“What if someone told all of your deepest, darkest secrets?”
My brother recently asked me this question, challenging me to consider how my mother might feel about the public writing I’ve been doing about her lately. It’s a legitimate question. One that I’d asked countless times, though in a different way.
My discussion with myself has gone something like this:
Me (accusatory): What gives you the right?
Narrative ‘I’ (defensive): It’s my story, too.
Me (pleading): But her secrets are hers, not yours. Maybe she’s not ready for people to know. She has a right to her secrets, to tell them or not. Don’t you understand? They’re hers.
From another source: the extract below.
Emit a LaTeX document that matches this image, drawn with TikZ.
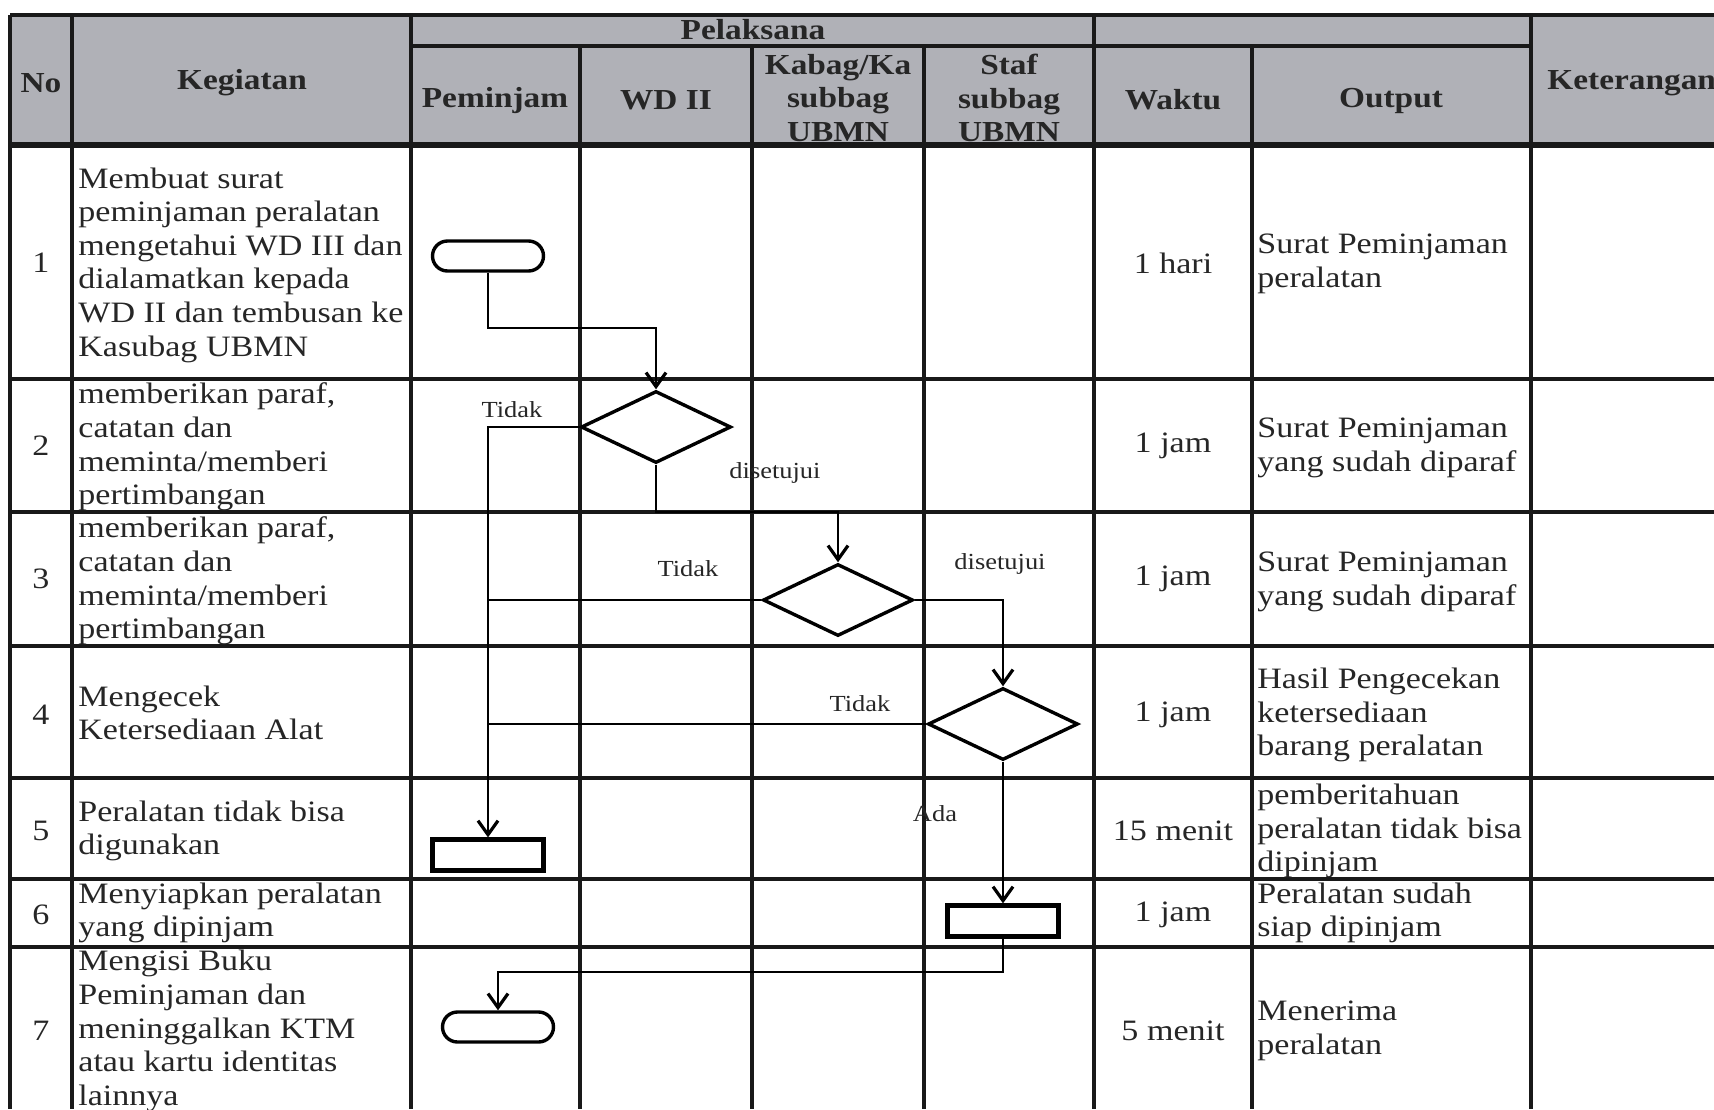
\documentclass[tikz,border=0pt]{standalone}
\usepackage{fontspec}
\setmainfont{Liberation Serif}[FakeStretch=1.15]
\usetikzlibrary{shapes.geometric,arrows.meta,calc}
\definecolor{hdrgray}{RGB}{176,177,183}
\begin{document}
\begin{tikzpicture}[x=0.5pt,y=-0.5pt,
  grid/.style={line width=1.8pt,black!90},
  txt/.style={font=\fontsize{14.8}{16.8}\selectfont, inner sep=0pt, align=left, text=black!85},
  hd/.style={font=\fontsize{14.5}{16.6}\selectfont\bfseries, inner sep=0pt, align=center, text=black!85},
  lbl/.style={font=\fontsize{11.5}{13}\selectfont, inner sep=0pt, text=black!85},
  term/.style={draw, line width=1.7pt, rounded corners=7.5pt, minimum width=55.5pt, minimum height=15pt, inner sep=0pt},
  proc/.style={draw, line width=2.1pt, minimum width=55.5pt, minimum height=15.5pt, inner sep=0pt},
  dec/.style={draw, diamond, line width=1.7pt, minimum width=75pt, minimum height=36pt, inner sep=0pt},
  conn/.style={line width=1.4pt},
  arr/.style={conn, -{Straight Barb[length=7pt,width=10pt,line width=1.6pt]}},
]
\useasboundingbox (0,0) rectangle (1714,1109);
\clip (0,0) rectangle (1714,1109);
\fill[white] (0,0) rectangle (1714,1109);
% header background
\fill[hdrgray] (10,15) rectangle (1714,145);
% horizontal grid lines
\draw[grid] (10,15) -- (1714,15);
\draw[grid] (411,46) -- (1531,46);
\draw[line width=2.8pt,black!90] (10,145) -- (1714,145);
\foreach \yy in {379,512,646,778,879,947} \draw[grid] (10,\yy) -- (1714,\yy);
% vertical grid lines
\foreach \xx in {10,72,411,1094,1531} \draw[grid] (\xx,15) -- (\xx,1109);
\foreach \xx in {580,752,924,1252} \draw[grid] (\xx,46) -- (\xx,1109);

% header text
\node[hd] (hNo) at (41,83) {No};
\node[hd] (hKeg) at (242,83) {Kegiatan};
\node[hd] (hPel) at (753,30) {Pelaksana};
\node[hd] (hPem) at (495,101) {Peminjam};
\node[hd] (hWD) at (666,100) {WD II};
\node[hd] (hKab) at (838,98) {Kabag/Ka\\subbag\\UBMN};
\node[hd] (hStaf) at (1009,98) {Staf\\subbag\\UBMN};
\node[hd] (hWak) at (1173,100) {Waktu};
\node[hd] (hOut) at (1391,101) {Output};
\node[hd,anchor=west] (hKet) at (1547,83) {Keterangan};

% numbers
\node[txt] (n1) at (41,263) {1};
\node[txt] (n2) at (41,446) {2};
\node[txt] (n3) at (41,579) {3};
\node[txt] (n4) at (41,715) {4};
\node[txt] (n5) at (41,831) {5};
\node[txt] (n6) at (41,915) {6};
\node[txt] (n7) at (41,1031) {7};

% kegiatan
\node[txt,anchor=west] (k1) at (78,265) {Membuat surat\\peminjaman peralatan\\mengetahui WD III dan\\dialamatkan kepada\\WD II dan tembusan ke\\Kasubag UBMN};
\node[txt,anchor=west] (k2) at (78,447) {memberikan paraf,\\catatan dan\\meminta/memberi\\pertimbangan};
\node[txt,anchor=west] (k3) at (78,581) {memberikan paraf,\\catatan dan\\meminta/memberi\\pertimbangan};
\node[txt,anchor=west] (k4) at (78,713) {Mengecek\\Ketersediaan Alat};
\node[txt,anchor=west] (k5) at (78,831) {Peralatan tidak bisa\\digunakan};
\node[txt,anchor=west] (k6) at (78,913) {Menyiapkan peralatan\\yang dipinjam};
\node[txt,anchor=west] (k7) at (78,1031) {Mengisi Buku\\Peminjaman dan\\meninggalkan KTM\\atau kartu identitas\\lainnya};

% waktu
\node[txt] (w1) at (1173,263) {1 hari};
\node[txt] (w2) at (1173,446) {1 jam};
\node[txt] (w3) at (1173,579) {1 jam};
\node[txt] (w4) at (1173,715) {1 jam};
\node[txt] (w5) at (1173,831) {15 menit};
\node[txt] (w6) at (1173,915) {1 jam};
\node[txt] (w7) at (1173,1031) {5 menit};

% output
\node[txt,anchor=west] (o1) at (1257,264) {Surat Peminjaman\\peralatan};
\node[txt,anchor=west] (o2) at (1257,448) {Surat Peminjaman\\yang sudah diparaf};
\node[txt,anchor=west] (o3) at (1257,582) {Surat Peminjaman\\yang sudah diparaf};
\node[txt,anchor=west] (o4) at (1257,715) {Hasil Pengecekan\\ketersediaan\\barang peralatan};
\node[txt,anchor=west] (o5) at (1257,831) {pemberitahuan\\peralatan tidak bisa\\dipinjam};
\node[txt,anchor=west] (o6) at (1257,913) {Peralatan sudah\\siap dipinjam};
\node[txt,anchor=west] (o7) at (1257,1031) {Menerima\\peralatan};

% flow shapes
\node[term] (term1) at (488,256) {};
\node[dec] (dec1) at (656,427) {};
\node[dec] (dec2) at (838,600) {};
\node[dec] (dec3) at (1003,724) {};
\node[proc] (rect5) at (488,855) {};
\node[proc] (rect6) at (1003,921) {};
\node[term] (term7) at (498,1027) {};

% labels
\node[lbl] (t1) at (512,410) {Tidak};
\node[lbl] (s1) at (775,473) {disetujui};
\node[lbl] (t2) at (688,569) {Tidak};
\node[lbl] (s2) at (1000,564) {disetujui};
\node[lbl] (t3) at (860,704) {Tidak};
\node[lbl] (ada) at (935,814) {Ada};

% connectors
\coordinate (b1) at (488,328);
\coordinate (b2) at (656,512);
\coordinate (b3) at (1003,972);
\draw[arr] (term1.south) -- (b1) -| (dec1.north);
\draw[arr] (dec1.west) -| (rect5.north);
\draw[arr] (dec1.south) -- (b2) -| (dec2.north);
\draw[conn] (dec2.west) -- (dec2.west -| rect5.north);
\draw[arr] (dec2.east) -| (dec3.north);
\draw[conn] (dec3.west) -- (dec3.west -| rect5.north);
\draw[arr] (dec3.south) -- (rect6.north);
\draw[arr] (rect6.south) -- (b3) -| (term7.north);
\end{tikzpicture}
\end{document}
Narrative ‘I’ (taking the high road): And I can do what I want with mine, including write about them. And if she’d wanted them to remain a secret she would’ve kept a better hold on them. She would’ve kept them from me.
Me (exasperated): You’re going to hurt her. Hasn’t she had enough?
Narrative ‘I’ (self-righteous): What about me? Those secrets hurt me.
Me (tenderly): So you’re writing to get back at her? You’re writing for you.
Narrative ‘I’ (exasperated): No. You’re missing the point. It’s not just for me. It’s for us, her and me. And, all of us. I’m not writing for revenge or something. My secrets are all of our secrets. Don’t you see? Our secrets are who we are.